In my family, we talk about education a lot. My parents were each the first in their families to go to college and as their parents' only children of the Baby Boomer generation, embraced the culture of the time that held that formal education was critical to financial success. They were part of the 6 percent in 1970 that has now become the 70 percent of degree-earning bottom/top quartiles in 2011

But they were also part of the minority who were able to gain advantages despite their relative economic, political, and socially disadvantaged backgrounds when they landed in the college-bound HS track in NYC in the 1960s. My father was the youngest child of an orphaned, first-generation Hungarian Jew and a first-generation Roman Catholic Italian who learned to speak English only after she started school in Union City, NJ as a child. He graduated from Bronx High School of Science. 

Bronx Science is considered by many to be one of the first specialized magnet schools in the country, let alone NYC. Interestingly, the NYC BoE counts nine SEHSs (or Specialized High Schools) in its "portfolio." Compare that to Chicago's 10 SEHSs, despite a significantly smaller student population (400,000 ish to NYC's 1.1 million), and the popular demand for more SEHS seats becomes murky. Why create more tracking for the top XX percent (or as Sue Serra in this Reader article states, the top 10 percent)?
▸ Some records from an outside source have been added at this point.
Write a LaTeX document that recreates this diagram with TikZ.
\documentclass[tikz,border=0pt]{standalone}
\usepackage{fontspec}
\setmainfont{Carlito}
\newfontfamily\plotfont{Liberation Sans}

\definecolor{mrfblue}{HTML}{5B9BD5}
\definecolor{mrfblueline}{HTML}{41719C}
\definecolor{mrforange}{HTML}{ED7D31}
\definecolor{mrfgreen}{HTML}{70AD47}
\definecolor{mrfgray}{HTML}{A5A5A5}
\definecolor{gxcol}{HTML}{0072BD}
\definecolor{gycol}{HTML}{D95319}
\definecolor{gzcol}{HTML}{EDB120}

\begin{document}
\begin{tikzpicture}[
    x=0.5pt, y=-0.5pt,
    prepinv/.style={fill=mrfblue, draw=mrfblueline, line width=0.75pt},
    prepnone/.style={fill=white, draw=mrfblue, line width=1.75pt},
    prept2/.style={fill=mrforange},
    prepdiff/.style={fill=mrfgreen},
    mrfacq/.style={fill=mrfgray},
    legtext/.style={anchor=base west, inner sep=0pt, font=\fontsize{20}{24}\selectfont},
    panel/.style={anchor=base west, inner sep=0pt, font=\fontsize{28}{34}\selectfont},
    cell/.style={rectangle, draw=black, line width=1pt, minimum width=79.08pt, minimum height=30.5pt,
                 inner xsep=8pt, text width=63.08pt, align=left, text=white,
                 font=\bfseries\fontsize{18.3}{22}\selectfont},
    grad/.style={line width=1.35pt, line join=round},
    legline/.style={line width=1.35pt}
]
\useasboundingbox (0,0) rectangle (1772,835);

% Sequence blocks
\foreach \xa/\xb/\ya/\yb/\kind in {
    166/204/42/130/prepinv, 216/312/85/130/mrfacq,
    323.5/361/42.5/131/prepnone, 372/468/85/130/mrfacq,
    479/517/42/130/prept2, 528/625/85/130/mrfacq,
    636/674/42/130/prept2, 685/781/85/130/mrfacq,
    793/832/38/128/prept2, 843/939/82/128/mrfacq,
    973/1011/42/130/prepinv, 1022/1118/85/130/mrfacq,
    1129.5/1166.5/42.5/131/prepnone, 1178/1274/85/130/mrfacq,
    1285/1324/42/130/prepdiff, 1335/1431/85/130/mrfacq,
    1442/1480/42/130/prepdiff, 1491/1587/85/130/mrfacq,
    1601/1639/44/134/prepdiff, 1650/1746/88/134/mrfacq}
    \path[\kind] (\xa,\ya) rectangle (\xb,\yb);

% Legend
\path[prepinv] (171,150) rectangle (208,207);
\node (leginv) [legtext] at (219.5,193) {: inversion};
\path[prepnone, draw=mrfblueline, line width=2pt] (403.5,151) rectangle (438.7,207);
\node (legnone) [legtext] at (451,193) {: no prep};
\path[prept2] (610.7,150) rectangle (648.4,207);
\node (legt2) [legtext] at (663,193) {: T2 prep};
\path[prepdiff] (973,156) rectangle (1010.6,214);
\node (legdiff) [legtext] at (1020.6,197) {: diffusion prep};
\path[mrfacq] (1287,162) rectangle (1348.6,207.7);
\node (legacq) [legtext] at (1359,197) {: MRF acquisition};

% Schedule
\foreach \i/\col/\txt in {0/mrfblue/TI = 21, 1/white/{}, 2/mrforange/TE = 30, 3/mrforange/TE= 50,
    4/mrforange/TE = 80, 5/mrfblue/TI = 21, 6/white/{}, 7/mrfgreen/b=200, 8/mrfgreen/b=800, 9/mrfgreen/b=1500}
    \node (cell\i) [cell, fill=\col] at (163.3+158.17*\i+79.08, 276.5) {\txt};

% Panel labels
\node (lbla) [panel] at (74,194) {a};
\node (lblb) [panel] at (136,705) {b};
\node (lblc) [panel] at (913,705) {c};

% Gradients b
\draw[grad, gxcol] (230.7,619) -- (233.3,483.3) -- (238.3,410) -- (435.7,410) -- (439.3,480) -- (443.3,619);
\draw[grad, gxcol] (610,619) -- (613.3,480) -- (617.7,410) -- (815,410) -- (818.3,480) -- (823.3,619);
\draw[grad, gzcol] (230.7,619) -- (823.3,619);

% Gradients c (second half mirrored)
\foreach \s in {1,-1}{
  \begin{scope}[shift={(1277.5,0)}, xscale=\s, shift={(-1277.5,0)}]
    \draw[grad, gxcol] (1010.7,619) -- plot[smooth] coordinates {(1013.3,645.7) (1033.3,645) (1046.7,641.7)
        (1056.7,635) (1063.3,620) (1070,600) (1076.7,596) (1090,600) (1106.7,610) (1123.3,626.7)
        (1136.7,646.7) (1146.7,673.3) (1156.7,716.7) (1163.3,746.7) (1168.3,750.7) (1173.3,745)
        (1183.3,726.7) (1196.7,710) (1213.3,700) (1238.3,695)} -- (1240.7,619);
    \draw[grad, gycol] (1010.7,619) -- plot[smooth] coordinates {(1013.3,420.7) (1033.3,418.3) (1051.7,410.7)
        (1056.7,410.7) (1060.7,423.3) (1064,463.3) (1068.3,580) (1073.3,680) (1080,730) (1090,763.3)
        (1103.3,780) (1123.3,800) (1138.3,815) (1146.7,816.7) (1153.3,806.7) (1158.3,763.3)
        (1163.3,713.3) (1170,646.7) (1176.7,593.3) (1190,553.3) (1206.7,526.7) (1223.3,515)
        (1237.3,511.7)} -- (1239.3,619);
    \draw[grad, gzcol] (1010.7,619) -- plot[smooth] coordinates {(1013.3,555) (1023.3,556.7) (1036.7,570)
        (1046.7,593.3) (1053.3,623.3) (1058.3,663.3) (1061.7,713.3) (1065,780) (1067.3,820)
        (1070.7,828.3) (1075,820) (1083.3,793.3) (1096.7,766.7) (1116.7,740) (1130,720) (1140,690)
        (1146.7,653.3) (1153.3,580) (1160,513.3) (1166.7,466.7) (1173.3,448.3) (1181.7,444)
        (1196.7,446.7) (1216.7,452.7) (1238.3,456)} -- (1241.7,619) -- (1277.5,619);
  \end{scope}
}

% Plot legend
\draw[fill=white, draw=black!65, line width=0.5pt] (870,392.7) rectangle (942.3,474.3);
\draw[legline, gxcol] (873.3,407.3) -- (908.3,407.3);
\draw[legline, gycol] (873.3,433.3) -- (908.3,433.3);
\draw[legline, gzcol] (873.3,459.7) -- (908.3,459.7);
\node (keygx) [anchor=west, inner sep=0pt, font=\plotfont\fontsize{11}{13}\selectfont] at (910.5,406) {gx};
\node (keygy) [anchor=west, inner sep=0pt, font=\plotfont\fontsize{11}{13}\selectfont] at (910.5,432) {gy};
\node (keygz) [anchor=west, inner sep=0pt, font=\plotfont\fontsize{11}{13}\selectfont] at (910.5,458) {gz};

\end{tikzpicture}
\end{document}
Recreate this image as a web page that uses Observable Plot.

Where is the equity in creating echelons of HS within the public system? 

But creating echelons in the public system is exactly what we're doing when the Chicago Board of Education allows Ald. Michele Smith to cede her public comment time to two Lincoln parents who happen to agree with her development plans without enforcing its own rules about such tactics. And it's exactly what it's doing when Estella Bertran rushes the anti-development side off the microphone in later public comment. It's exactly what we're doing when Todd Babbitz makes system-wide decisionsbehind closed doorsabout whether adding air conditioning or resolving overcrowding within CPS buildings are a better use of its $200M capital budget. It's exactly what we're doing when application-required charter schools claim they're "open enrollment" on the public record. It's exactly what we're doing when mostly Northside schools use parent fundraising to pad the CPS budget gap, leaving SpEd teachers like Jacqueline Casimir out of work.

And that's just (some of) the inequalities in CPS. State-wide, even nation-wide, the contrast between the haves and have-nots educationally is more striking. In Illinois, our property tax structure rewards rich districts and penalizes poor ones, and ISBE per-pupil foundational spending recommendations don't even come close to covering the extrinsic costs of educating Illinois's children.